When you think of injuries in college sports, you often think of big, violent events. A football player who takes a hard helmet-to-helmet hit on a kickoff return, for example, or a basketball player who tears his or her knee trying to block a dunk.

While these injuries can and do happen, often in dramatic fashion, one study found that simple overuse was the root cause of about 30 percent of all injuries.

Low-Contact Sports

The study came out in the scientific publication put out by the National Athletic Trainers' Association, known as the Journal of Athletic Training. Reports noted that low-contact sports, especially those with repetitive motions, were especially problematic.

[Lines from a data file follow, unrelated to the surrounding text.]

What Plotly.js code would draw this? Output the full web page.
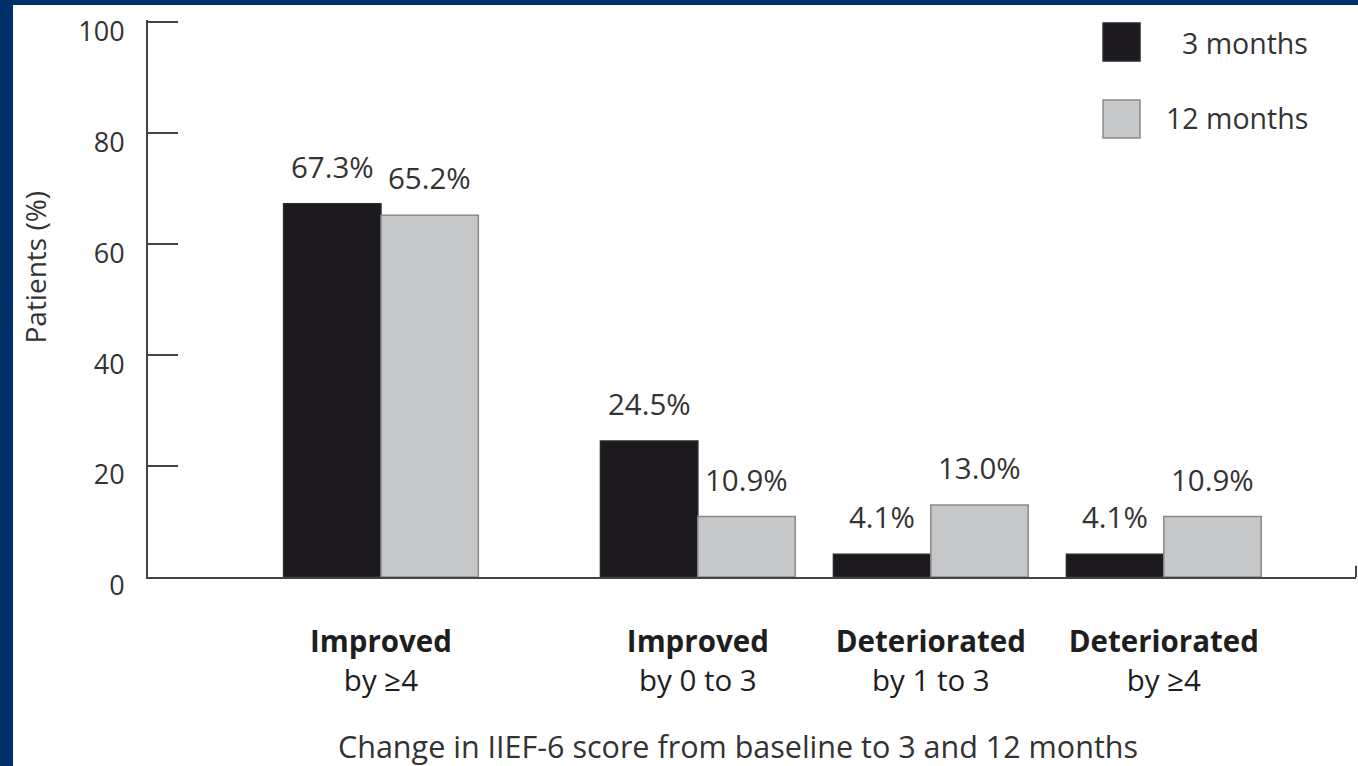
<!DOCTYPE html>
<html>
<head>
<meta charset="utf-8">
<script src="https://cdn.plot.ly/plotly-3.0.1.min.js"></script>
<style>
  html, body { margin: 0; padding: 0; background: #00306a; width: 1358px; height: 766px; overflow: hidden; }
  #chart { position: absolute; left: 13px; top: 5px; width: 1345px; height: 761px; background: #ffffff; }
</style>
</head>
<body>
<div id="chart"></div>
<script>
// ---- data ----
const categoryTop = ["Improved", "Improved", "Deteriorated", "Deteriorated"];
const categoryBottom = ["by \u22654", "by 0 to 3", "by 1 to 3", "by \u22654"];
const seriesNames = ["3 months", "12 months"];
const months3 = [67.3, 24.5, 4.1, 4.1];
const months12 = [65.2, 10.9, 13.0, 10.9];
const yTicks = [0, 20, 40, 60, 80, 100];
const xTitle = "Change in IIEF-6 score from baseline to 3 and 12 months";
const yTitle = "Patients (%)";

// ---- layout configuration ----
const groupPositions = [0, 1.36, 2.36, 3.36];
const barWidth = 0.418;
const colors = ["#1c1a1f", "#c5c7c9"];
const lineColors = ["#2a2a2a", "#8a8a8a"];
const font = "Open Sans, Noto Sans, sans-serif";
const textColor = "#333333";

const series = [months3, months12];
const offsets = [-barWidth, 0];

const traces = series.map((vals, i) => ({
  type: "bar",
  name: seriesNames[i],
  x: groupPositions,
  y: vals,
  width: barWidth,
  offset: offsets[i],
  marker: { color: colors[i], line: { color: lineColors[i], width: 1.5 } },
  hoverinfo: "skip",
  showlegend: false
}));

const annotations = [];
series.forEach((vals, i) => {
  vals.forEach((v, j) => {
    annotations.push({
      x: groupPositions[j] + offsets[i] + barWidth / 2,
      y: v,
      xref: "x", yref: "y",
      text: v.toFixed(1) + "%",
      showarrow: false,
      xanchor: "center", yanchor: "bottom",
      yshift: 15,
      font: { family: font, size: 29.5, color: textColor }
    });
  });
});

// legend (drawn manually)
const legendY = [[0.9264, 0.9946], [0.7882, 0.8564]];
const legendTextY = [0.9596, 0.8232];
const shapes = [];
seriesNames.forEach((name, i) => {
  shapes.push({
    type: "rect", xref: "paper", yref: "paper",
    x0: 0.7906, x1: 0.8212, y0: legendY[i][0], y1: legendY[i][1],
    fillcolor: colors[i], line: { color: lineColors[i], width: 1.5 }
  });
  annotations.push({
    xref: "paper", yref: "paper", x: 0.9619, y: legendTextY[i],
    xanchor: "right", yanchor: "middle", showarrow: false,
    text: name, font: { family: font, size: 28.5, color: textColor }
  });
});
// small end tick on x axis
shapes.push({
  type: "line", xref: "paper", yref: "paper",
  x0: 1, x1: 1, y0: 0, y1: 0.02,
  line: { color: "#444444", width: 2 }
});

// axis titles
annotations.push({
  xref: "paper", yref: "paper", x: 0.488, y: -0.3034,
  xanchor: "center", yanchor: "middle", showarrow: false,
  text: xTitle, font: { family: font, size: 30.5, color: textColor }
});
annotations.push({
  xref: "paper", yref: "paper", x: -0.0935, y: 0.5557,
  xanchor: "center", yanchor: "middle", showarrow: false, textangle: -90,
  text: yTitle, font: { family: font, size: 28, color: textColor }
});

const layout = {
  width: 1345, height: 761,
  margin: { l: 135, r: 2, t: 15, b: 189 },
  paper_bgcolor: "#ffffff", plot_bgcolor: "#ffffff",
  barmode: "overlay",
  showlegend: false,
  xaxis: {
    range: [-1, 4.185],
    showgrid: false, zeroline: false,
    showline: true, linecolor: "#444444", linewidth: 2,
    ticks: "",
    tickvals: groupPositions,
    ticktext: categoryTop.map((t, i) => "<b>" + t + "</b><br>" + categoryBottom[i]),
    tickfont: { family: font, size: 29.5, color: "#1e1e1e" },
    ticklabelstandoff: 38,
    fixedrange: true
  },
  yaxis: {
    range: [0, 100.4],
    showgrid: false, zeroline: false,
    showline: true, linecolor: "#444444", linewidth: 2,
    ticks: "inside", ticklen: 30, tickwidth: 2, tickcolor: "#444444",
    tickvals: yTicks,
    ticktext: yTicks.map(String),
    tickfont: { family: font, size: 27, color: textColor },
    ticklabelshift: 9,
    ticklabelstandoff: 16,
    fixedrange: true
  },
  shapes: shapes,
  annotations: annotations
};

Plotly.newPlot("chart", traces, layout, { displayModeBar: false, staticPlot: true });
</script>
</body>
</html>
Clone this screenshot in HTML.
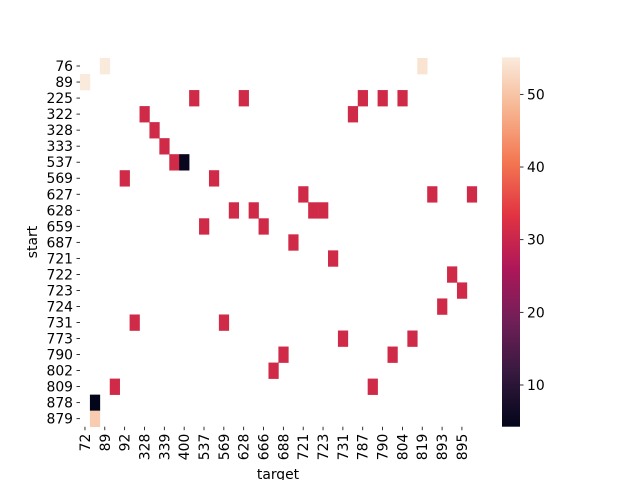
<!DOCTYPE html>
<html><head><meta charset="utf-8">
<style>
html,body{margin:0;padding:0;background:#fff;}
svg{display:block;font-family:"DejaVu Sans","Liberation Sans",sans-serif;}
</style></head>
<body>
<svg id="chart" width="640" height="480" viewBox="0 0 640 480">
<defs>
<linearGradient id="cbgrad" x1="0" y1="1" x2="0" y2="0">
<stop offset="0" stop-color="#03051a"/>
<stop offset="0.1429" stop-color="#35193e"/>
<stop offset="0.2857" stop-color="#701f57"/>
<stop offset="0.4286" stop-color="#ad1759"/>
<stop offset="0.5714" stop-color="#e13342"/>
<stop offset="0.7143" stop-color="#f37651"/>
<stop offset="0.8571" stop-color="#f6b48f"/>
<stop offset="1" stop-color="#faebdd"/>
</linearGradient>
</defs>
<g id="cells"></g>
<g id="yaxis"></g>
<g id="xaxis"></g>
<text x="37" y="242" font-size="13.9" text-anchor="middle" transform="rotate(-90 37 242)">start</text>
<text x="278" y="479" font-size="13.9" text-anchor="middle">target</text>
<rect x="502" y="57.3" width="18" height="369.4" fill="url(#cbgrad)"/>
<g id="cbticks"></g>
</svg>
<script>
const startLabels = ["76","89","225","322","328","333","537","569","627","628","659","687","721","722","723","724","731","773","790","802","809","878","879"];
const targetLabels = ["72","76","89","90","92","225","328","333","339","390","400","500","537","550","569","600","628","659","666","687","688","700","721","722","723","724","731","773","787","788","790","802","804","809","819","878","893","894","895","896"];
const cellStart  = ["76","76","89","225","225","225","225","225","322","322","328","333","537","537","569","569","627","627","627","628","628","628","628","659","659","687","721","722","723","724","731","731","773","773","790","790","802","809","809","878","879"];
const cellTarget = ["89","819","72","500","628","787","790","804","328","773","333","339","390","400","92","550","721","878","896","600","659","722","723","537","666","700","724","894","895","893","225","569","731","809","688","802","687","90","788","76","76"];
const cellValue  = [55,54,55,31,31,31,31,31,31,31,31,31,31,5,31,31,31,31,31,31,31,31,31,31,31,31,31,31,31,31,31,31,31,31,31,31,31,31,31,4,51];
const cbTicks = [10,20,30,40,50];

const VMIN = 4.26, VMAX = 55.1;
const X0 = 80, CW = 9.92, Y0 = 58, RH = 16.03;
const CB_TOP = 57.3, CB_BOT = 426.7;
const FS = 13.9;
const NS = "http://www.w3.org/2000/svg";
const stops = ["#03051a","#35193e","#701f57","#ad1759","#e13342","#f37651","#f6b48f","#faebdd"];
function hex(h){return [1,3,5].map(i=>parseInt(h.substr(i,2),16));}
function cmap(v){
  let t=(v-VMIN)/(VMAX-VMIN); t=Math.max(0,Math.min(1,t));
  const p=t*(stops.length-1); const i=Math.min(stops.length-2,Math.floor(p)); const f=p-i;
  const a=hex(stops[i]), b=hex(stops[i+1]);
  return "rgb("+a.map((c,k)=>Math.round(c+(b[k]-c)*f)).join(",")+")";
}
function xScale(label){return X0 + targetLabels.indexOf(label)*CW;}
function yScale(label){return Y0 + startLabels.indexOf(label)*RH;}
function cbScale(v){return CB_BOT - (v-VMIN)/(VMAX-VMIN)*(CB_BOT-CB_TOP);}
function mk(tag, attrs, parent){const e=document.createElementNS(NS,tag);for(const k in attrs)e.setAttribute(k,attrs[k]);parent.appendChild(e);return e;}

const gCells=document.getElementById("cells");
for(let i=0;i<cellValue.length;i++){
  const r=mk("rect",{x:xScale(cellTarget[i]),y:yScale(cellStart[i]),width:CW+0.3,height:RH+0.3,fill:cmap(cellValue[i])},gCells);
  
  
}
const gy=document.getElementById("yaxis");
startLabels.forEach((s,i)=>{
  const y=Y0+(i+0.5)*RH;
  const l=mk("line",{x1:76.5,x2:80,y1:y,y2:y,stroke:"#000","stroke-width":0.8},gy);
  
  
  const t=mk("text",{x:73,y:y+5,"font-size":FS,"text-anchor":"end"},gy);
  t.textContent=s;
  
  
});
const gx=document.getElementById("xaxis");
const XB=Y0+startLabels.length*RH;
targetLabels.forEach((s,i)=>{
  if(i%2) return;
  const x=X0+(i+0.5)*CW;
  const l=mk("line",{x1:x,x2:x,y1:XB,y2:XB+3.5,stroke:"#000","stroke-width":0.8},gx);
  
  
  const t=mk("text",{x:x+5,y:XB+7,"font-size":FS,"text-anchor":"end",transform:"rotate(-90 "+(x+5)+" "+(XB+7)+")"},gx);
  t.textContent=s;
  
  
});
const gc=document.getElementById("cbticks");
cbTicks.forEach(v=>{
  const y=cbScale(v);
  const l=mk("line",{x1:520,x2:523.5,y1:y,y2:y,stroke:"#000","stroke-width":0.8},gc);
  
  
  const t=mk("text",{x:527,y:y+5,"font-size":FS},gc);
  t.textContent=v;
  
  
});
</script>
</body></html>
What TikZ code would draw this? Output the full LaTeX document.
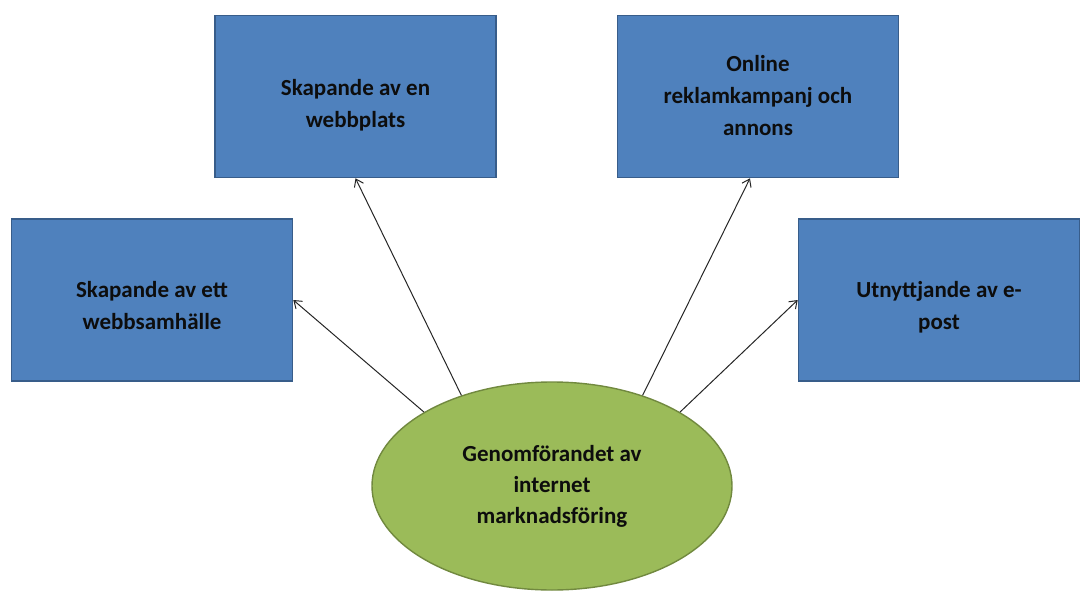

Forget about that football player getting wrecked on a kick return for a moment. The emphasis of the study, then, is on things like tennis and distance running. In both, athletes train for a long time, doing the same thing over and over again. In running, the cumulative effect of all that pounding can be incredibly hard on the knees; in tennis, issues could be in the elbow or shoulder.

These are quiet, behind-the-scenes injuries. They're things that often go unnoticed and don't happen in front of crowds of thousands of fans. But they can be just as problematic for the athletes involved, leading to the need for surgery, rehabilitation, and many other expensive treatments.


For college athletes, who aren't even paid outside of their scholarships, the question of fault -- and who should pay for the needed treatment -- is important. Is the college at fault for allowing students to practice too much? Is the coach at fault for pushing the athletes too hard? Is the institution to blame for not providing proper equipment, facilities, or coaching? All of these are big questions that can help determine where the blame lies.

Students need to make sure they know their rights to compensation when someone else is to blame. Remember, just because an injury wasn't dramatic and immediate doesn't mean it couldn't have been avoided. Athletes bring in millions of dollars every year, putting their own bodies on the line for their schools, and they need to know they're protected when injuries happen.